*RECORDS FOR THIS TASK*.
>>>

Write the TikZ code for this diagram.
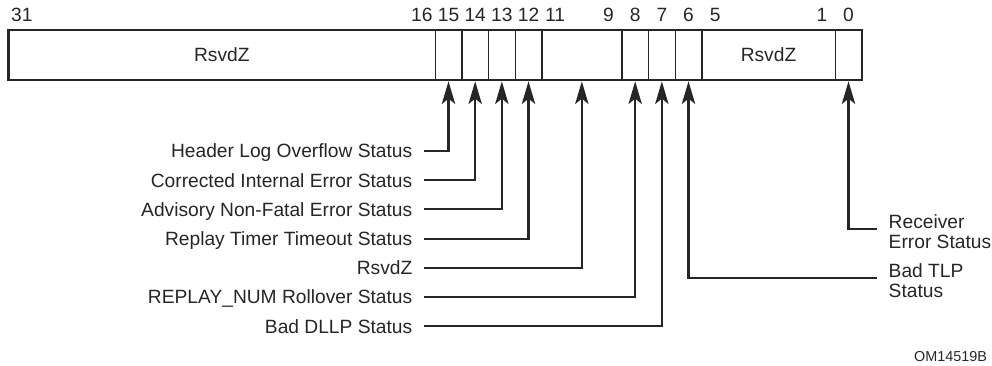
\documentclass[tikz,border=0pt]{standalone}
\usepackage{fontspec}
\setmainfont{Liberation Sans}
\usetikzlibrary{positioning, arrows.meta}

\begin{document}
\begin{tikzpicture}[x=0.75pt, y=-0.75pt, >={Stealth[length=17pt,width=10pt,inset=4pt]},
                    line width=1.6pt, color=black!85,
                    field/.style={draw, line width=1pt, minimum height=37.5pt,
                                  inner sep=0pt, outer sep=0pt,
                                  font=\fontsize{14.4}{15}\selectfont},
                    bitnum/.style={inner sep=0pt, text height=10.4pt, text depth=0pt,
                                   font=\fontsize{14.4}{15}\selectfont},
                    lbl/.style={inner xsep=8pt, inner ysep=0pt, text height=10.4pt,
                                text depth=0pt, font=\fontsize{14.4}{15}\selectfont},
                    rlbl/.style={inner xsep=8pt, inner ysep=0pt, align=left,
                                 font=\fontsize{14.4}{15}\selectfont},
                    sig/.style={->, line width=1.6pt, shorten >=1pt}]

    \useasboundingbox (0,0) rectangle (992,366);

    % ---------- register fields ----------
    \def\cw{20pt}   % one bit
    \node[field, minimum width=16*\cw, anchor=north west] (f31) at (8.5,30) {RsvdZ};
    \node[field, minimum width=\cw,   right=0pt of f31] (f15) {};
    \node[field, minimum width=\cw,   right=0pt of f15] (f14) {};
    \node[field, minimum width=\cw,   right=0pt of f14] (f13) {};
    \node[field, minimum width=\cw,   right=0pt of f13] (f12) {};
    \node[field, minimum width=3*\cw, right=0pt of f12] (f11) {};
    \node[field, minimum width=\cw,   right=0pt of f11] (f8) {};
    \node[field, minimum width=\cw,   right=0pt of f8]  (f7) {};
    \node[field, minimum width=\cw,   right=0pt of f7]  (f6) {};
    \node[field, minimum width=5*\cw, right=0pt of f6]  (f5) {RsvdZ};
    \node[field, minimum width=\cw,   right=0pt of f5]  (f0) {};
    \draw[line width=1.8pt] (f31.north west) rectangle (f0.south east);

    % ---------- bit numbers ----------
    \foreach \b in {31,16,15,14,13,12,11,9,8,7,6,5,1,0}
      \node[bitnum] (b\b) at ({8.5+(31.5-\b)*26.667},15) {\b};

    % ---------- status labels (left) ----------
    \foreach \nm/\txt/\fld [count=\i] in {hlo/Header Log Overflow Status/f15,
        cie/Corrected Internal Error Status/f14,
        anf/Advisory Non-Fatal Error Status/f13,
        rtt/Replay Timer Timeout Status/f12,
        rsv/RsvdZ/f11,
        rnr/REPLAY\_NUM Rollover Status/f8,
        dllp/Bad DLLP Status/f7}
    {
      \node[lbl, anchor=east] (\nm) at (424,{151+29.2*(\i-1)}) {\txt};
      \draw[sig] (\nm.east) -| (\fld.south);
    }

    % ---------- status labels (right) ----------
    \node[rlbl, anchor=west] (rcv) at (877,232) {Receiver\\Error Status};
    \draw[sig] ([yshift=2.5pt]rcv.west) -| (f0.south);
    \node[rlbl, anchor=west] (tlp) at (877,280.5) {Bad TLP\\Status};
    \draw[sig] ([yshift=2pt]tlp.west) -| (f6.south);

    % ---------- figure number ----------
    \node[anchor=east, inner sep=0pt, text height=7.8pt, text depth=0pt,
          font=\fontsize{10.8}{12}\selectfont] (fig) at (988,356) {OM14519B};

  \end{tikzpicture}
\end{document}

<<<
>>>

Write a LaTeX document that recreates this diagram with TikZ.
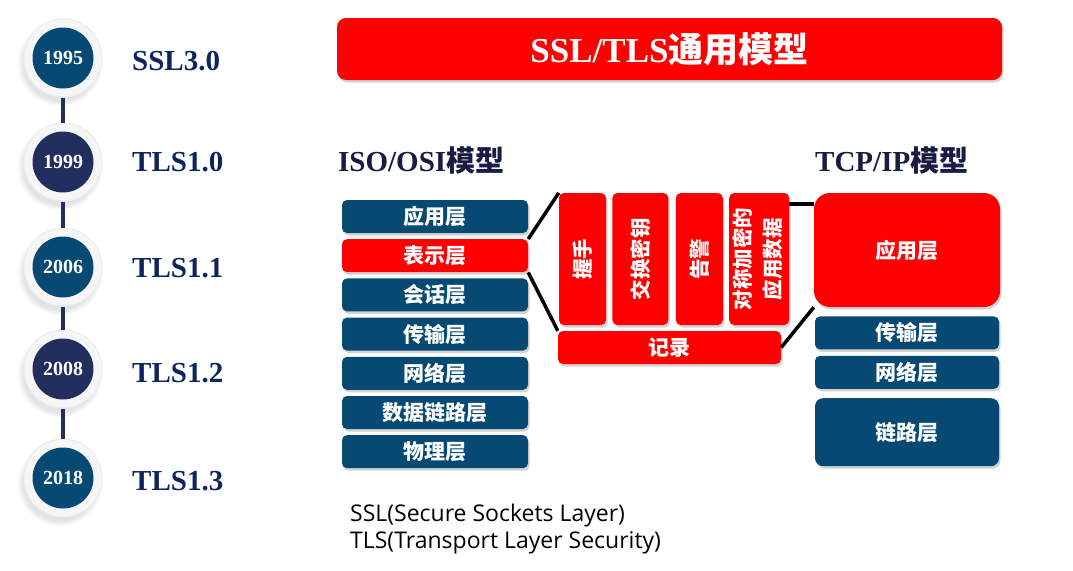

<<<

*WRITTEN PROBLEM*. Keep to the stretch from the line containing "Write the TikZ code for this diagram." through the line containing "(0,0) rectangle (992,366);", both ends included, and copy it exactly from the listing above, minus the pictures.

*THE ANSWER*.
Write the TikZ code for this diagram.
\documentclass[tikz,border=0pt]{standalone}
\usepackage{fontspec}
\setmainfont{Liberation Sans}
\usetikzlibrary{positioning, arrows.meta}

\begin{document}
\begin{tikzpicture}[x=0.75pt, y=-0.75pt, >={Stealth[length=17pt,width=10pt,inset=4pt]},
                    line width=1.6pt, color=black!85,
                    field/.style={draw, line width=1pt, minimum height=37.5pt,
                                  inner sep=0pt, outer sep=0pt,
                                  font=\fontsize{14.4}{15}\selectfont},
                    bitnum/.style={inner sep=0pt, text height=10.4pt, text depth=0pt,
                                   font=\fontsize{14.4}{15}\selectfont},
                    lbl/.style={inner xsep=8pt, inner ysep=0pt, text height=10.4pt,
                                text depth=0pt, font=\fontsize{14.4}{15}\selectfont},
                    rlbl/.style={inner xsep=8pt, inner ysep=0pt, align=left,
                                 font=\fontsize{14.4}{15}\selectfont},
                    sig/.style={->, line width=1.6pt, shorten >=1pt}]

    \useasboundingbox (0,0) rectangle (992,366);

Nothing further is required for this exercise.